Trouver l’équilibre entre aide et surcharge visuelle
La réalité mixte promet de guider un opérateur sur le vrai poste, sans l’arracher à son environnement. Encore faut-il trouver le bon équilibre entre aide et surcharge visuelle. C’est précisément l’objet du patron de conception “superposition fantôme” : afficher, directement dans le champ de vision, le geste de référence en transparence, au bon endroit, au bon moment… puis retirer l’aide lorsque la personne devient autonome. L’ambition est simple et efficace : accélérer la prise en main, réduire les erreurs, standardiser les repères d’un site à l’autre — sans transformer la scène de travail en sapin de Noël.
Comment fonctionne la superposition fantôme ?
Concrètement, l’opérateur garde la vue sur la machine, ses outils et ses collègues. Par-dessus, le système affiche une main fantôme ou un contour semi-opaque indiquant :
- l’endroit exact où poser la main,
- la direction du mouvement,
- parfois même l’amplitude attendue.
Cette couche reste discrète : elle n’occulte pas le réel, elle le souligne. Le geste est découpé en micro-étapes (aligner, pousser, verrouiller, contrôler), chacune brièvement signalée par un repère visuel ou un retour sensoriel : son sec, vibration légère ou flash discret. À mesure que la personne enchaîne les réussites, l’assistance s’allège : d’abord très présente, puis plus suggestive, et enfin quasi invisible. L’objectif n’est pas de créer une dépendance, mais d’organiser la sortie d’assistance.
Sur le terrain, l’expérience est simple. Prenons le remplacement d’un filtre. À l’approche de la machine, un halo fin dessine le bon carter et une flèche d’approche évite les hésitations devant les panneaux. Vient la phase de geste : la main fantôme montre un quart de tour dans le bon sens ; un compteur minimal s’affiche jusqu’à la butée. Si l’opérateur dévie franchement, un signal bref l’invite à corriger sans dramatique ni surcharge. Au troisième succès consécutif, la main fantôme disparaît ; ne subsiste qu’un “tick” haptique de confirmation. En quelques essais, le geste passe de l’explication à l’évidence.
Une approche standardisée et interopérable
Pour rester industrielle et déployable sur plusieurs sites et casques, la superposition fantôme s’appuie sur la norme OpenXR, qui évite l’enfermement chez un fabricant. Derrière l’écran, une petite bibliothèque d’interfaces regroupe les éléments récurrents :
- halos,
- mains fantômes,
- temporisations,
- règles de retrait progressif.
Cette approche garantit une grammaire visuelle cohérente sur différents matériels, avec des efforts de portage limités lors des renouvellements de parc. Les équipes de formation y gagnent une cohérence d’un site à l’autre, les équipes IT une maintenance prévisible et tout le monde évite de “réinventer” l’interface à chaque cas d’usage.

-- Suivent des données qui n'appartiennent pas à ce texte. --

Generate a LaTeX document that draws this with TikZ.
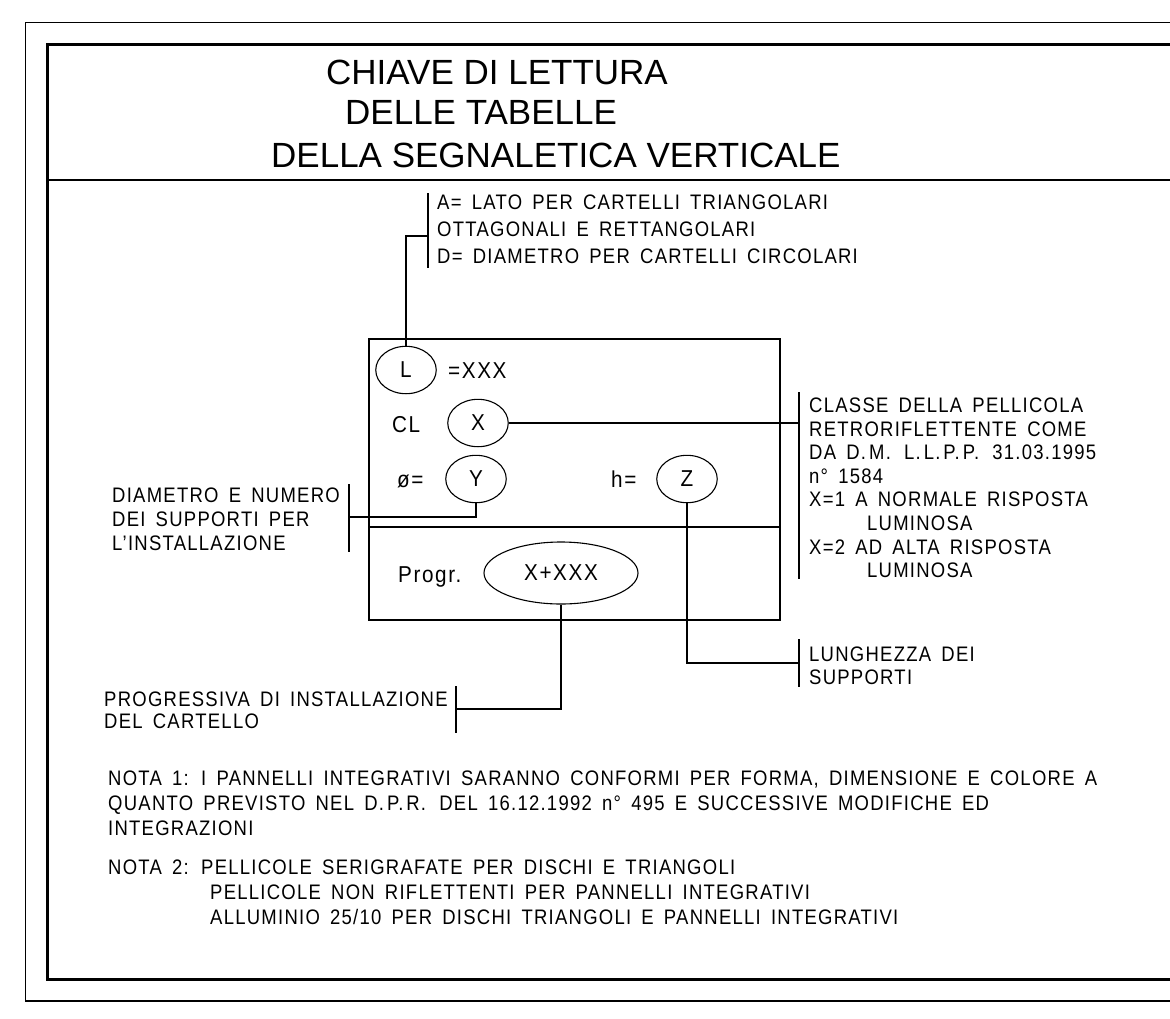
\documentclass[tikz,border=0pt]{standalone}
\usepackage{fontspec}
\setmainfont{Liberation Sans}
\newfontfamily\cadfont[FakeStretch=0.88, LetterSpace=6, WordSpace=1.6]{Liberation Sans}
\newfontfamily\cadboxfont[FakeStretch=0.9, LetterSpace=7, WordSpace=1.6]{Liberation Sans}
\newcommand\pdot{.\kern3pt}
\usetikzlibrary{shapes.geometric}
\begin{document}
\begin{tikzpicture}[x=1pt,y=-1pt,
  txt/.style={anchor=base west, inner sep=0pt, font=\cadfont\fontsize{21}{23.5}\selectfont},
  boxtxt/.style={anchor=base west, inner sep=0pt, font=\cadboxfont\fontsize{23}{26}\selectfont},
  ttl/.style={anchor=base west, inner sep=0pt, font=\fontsize{35}{40}\selectfont},
  ell/.style={draw, ellipse, line width=1.1pt, inner sep=0pt, minimum width=60.5pt, minimum height=47.4pt, font=\cadboxfont\fontsize{23}{26}\selectfont},
  lead/.style={line width=1.1pt},
  brk/.style={line width=1.1pt}]
\useasboundingbox (0,0) rectangle (1170,1018);
\clip (0,0) rectangle (1170,1018);
\fill[white] (0,0) rectangle (1170,1018);
% frames
\draw[line width=1.4pt] (25.5,22.7) rectangle (1200,1001);
\draw[line width=3pt] (47.6,44.7) rectangle (1200,979);
\draw[line width=2pt] (47.6,180) -- (1200,180);
% title
\node[ttl] (t1) at (326,84) {CHIAVE DI LETTURA};
\node[ttl] (t2) at (345,124) {DELLE TABELLE};
\node[ttl] (t3) at (271,167.5) {DELLA SEGNALETICA VERTICALE};
% main box
\draw[line width=1.2pt] (369,339) rectangle (780,620);
\draw[line width=1.2pt] (369,527) -- (780,527);
\node[ell] (L) at (406,370) {L};
\node[boxtxt] (eqx) at (448,378) {=XXX};
\node[boxtxt] (cl) at (392,432) {CL};
\node[ell] (X) at (478,423) {X};
\node[boxtxt] (phi) at (397,487) {ø=};
\node[ell] (Y) at (476,479) {Y};
\node[boxtxt] (h) at (611,487) {h=};
\node[ell] (Z) at (687,479) {Z};
\node[boxtxt] (pr) at (398,582) {Progr.};
\node[ell, minimum width=154pt, minimum height=62pt] (P) at (561,573) {X+XXX};
% bracket A
\draw[brk] (428,193) -- (428,268);
\coordinate (bA) at (428,236);
\node[txt] (a1) at (437,209.5) {A= LATO PER CARTELLI TRIANGOLARI};
\node[txt] (a2) at (437,236.5) {OTTAGONALI E RETTANGOLARI};
\node[txt] (a3) at (437,263.5) {D= DIAMETRO PER CARTELLI CIRCOLARI};
\draw[lead] (L.north) |- (bA);
% bracket C
\draw[brk] (799,392) -- (799,579);
\coordinate (bC) at (799,423);
\node[txt] (c1) at (809,412.5) {CLASSE DELLA PELLICOLA};
\node[txt] (c2) at (809,436.1) {RETRORIFLETTENTE COME};
\node[txt] (c3) at (809,459.7) {DA D\pdot M\pdot{} L\pdot L\pdot P\pdot P\pdot{} 31.03.1995};
\node[txt] (c4) at (809,483.3) {n° 1584};
\node[txt] (c5) at (809,506.9) {X=1 A NORMALE RISPOSTA};
\node[txt] (c6) at (867,530.5) {LUMINOSA};
\node[txt] (c7) at (809,554.1) {X=2 AD ALTA RISPOSTA};
\node[txt] (c8) at (867,577.7) {LUMINOSA};
\draw[lead] (X.east) -- (X.east -| bC);
% bracket D
\draw[brk] (349,484) -- (349,552);
\coordinate (bD) at (349,517);
\node[txt] (d1) at (112,502.5) {DIAMETRO E NUMERO};
\node[txt] (d2) at (112,526) {DEI SUPPORTI PER};
\node[txt] (d3) at (112,550.5) {L’INSTALLAZIONE};
\draw[lead] (Y.south) |- (bD);
% bracket P
\draw[brk] (456,686) -- (456,733);
\coordinate (bP) at (456,709);
\node[txt] (p1) at (104,706) {PROGRESSIVA DI INSTALLAZIONE};
\node[txt] (p2) at (104,728.5) {DEL CARTELLO};
\draw[lead] (P.south) |- (bP);
% bracket LUNGHEZZA
\draw[brk] (799,639) -- (799,687);
\coordinate (bL) at (799,663);
\node[txt] (l1) at (809,661) {LUNGHEZZA DEI};
\node[txt] (l2) at (809,684) {SUPPORTI};
\draw[lead] (Z.south) |- (bL);
% notes
\node[txt] (n1) at (108,785.5) {NOTA 1: I PANNELLI INTEGRATIVI SARANNO CONFORMI PER FORMA, DIMENSIONE E COLORE A};
\node[txt] (n2) at (108,810.5) {QUANTO PREVISTO NEL D\pdot P\pdot R\pdot{} DEL 16.12.1992 n° 495 E SUCCESSIVE MODIFICHE ED};
\node[txt] (n3) at (108,835.5) {INTEGRAZIONI};
\node[txt] (n4) at (108,874) {NOTA 2: PELLICOLE SERIGRAFATE PER DISCHI E TRIANGOLI};
\node[txt] (n5) at (210,899) {PELLICOLE NON RIFLETTENTI PER PANNELLI INTEGRATIVI};
\node[txt] (n6) at (210,924) {ALLUMINIO 25/10 PER DISCHI TRIANGOLI E PANNELLI INTEGRATIVI};
\end{tikzpicture}
\end{document}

Des indicateurs simples pour mesurer l’efficacité
L’intérêt n’est pas que perceptif : il est mesurable. Trois indicateurs suffisent à piloter et améliorer le dispositif :
- Temps d’accès à la maîtrise : combien de minutes ou de jours jusqu’à l’autonomie ?
- Taux d’assistance : à quel point faut-il encore aider, étape par étape ?
- Concentration des erreurs : où se situent les blocages, et combien de temps durent-ils ?
Ces données, collectées sans lourdeur, alimentent une boucle d’amélioration continue : on simplifie une étape trop verbeuse, on renforce un repère peu lisible, on ajuste une temporisation trop brève.
À l’échelle d’un réseau de sites, cette traçabilité sécurise les décisions d’extension.
Limites et conditions de réussite
Le dispositif a des limites assumées. Pour des gestes ultra-précis, la superposition visuelle ne suffit pas toujours : on l’associe alors à des contrôleurs, à un gabarit physique ou à des retours haptiques plus marqués.
Et, comme toute solution visuelle, il faut tester en conditions réelles : lumière changeante, reflets, gants ou visières épaisses peuvent nécessiter un ajustement du contraste ou de l’épaisseur des traits. Ce réalisme d’implémentation fait la différence entre une démo séduisante et un dispositif fiable au quotidien.
En conclusion
Au final, la “superposition fantôme” n’est ni un gadget ni une surcouche spectaculaire. C’est une méthode sobre pour montrer juste ce qu’il faut au moment opportun, puis s’effacer quand l’opérateur a pris la main. Elle accélère l’apprentissage, lisse les écarts entre sites, et réduit la dette de maintenance grâce à OpenXR. Dit autrement : moins d’hésitations, moins d’erreurs, des gestes plus réguliers — et un déploiement qui tient la distance.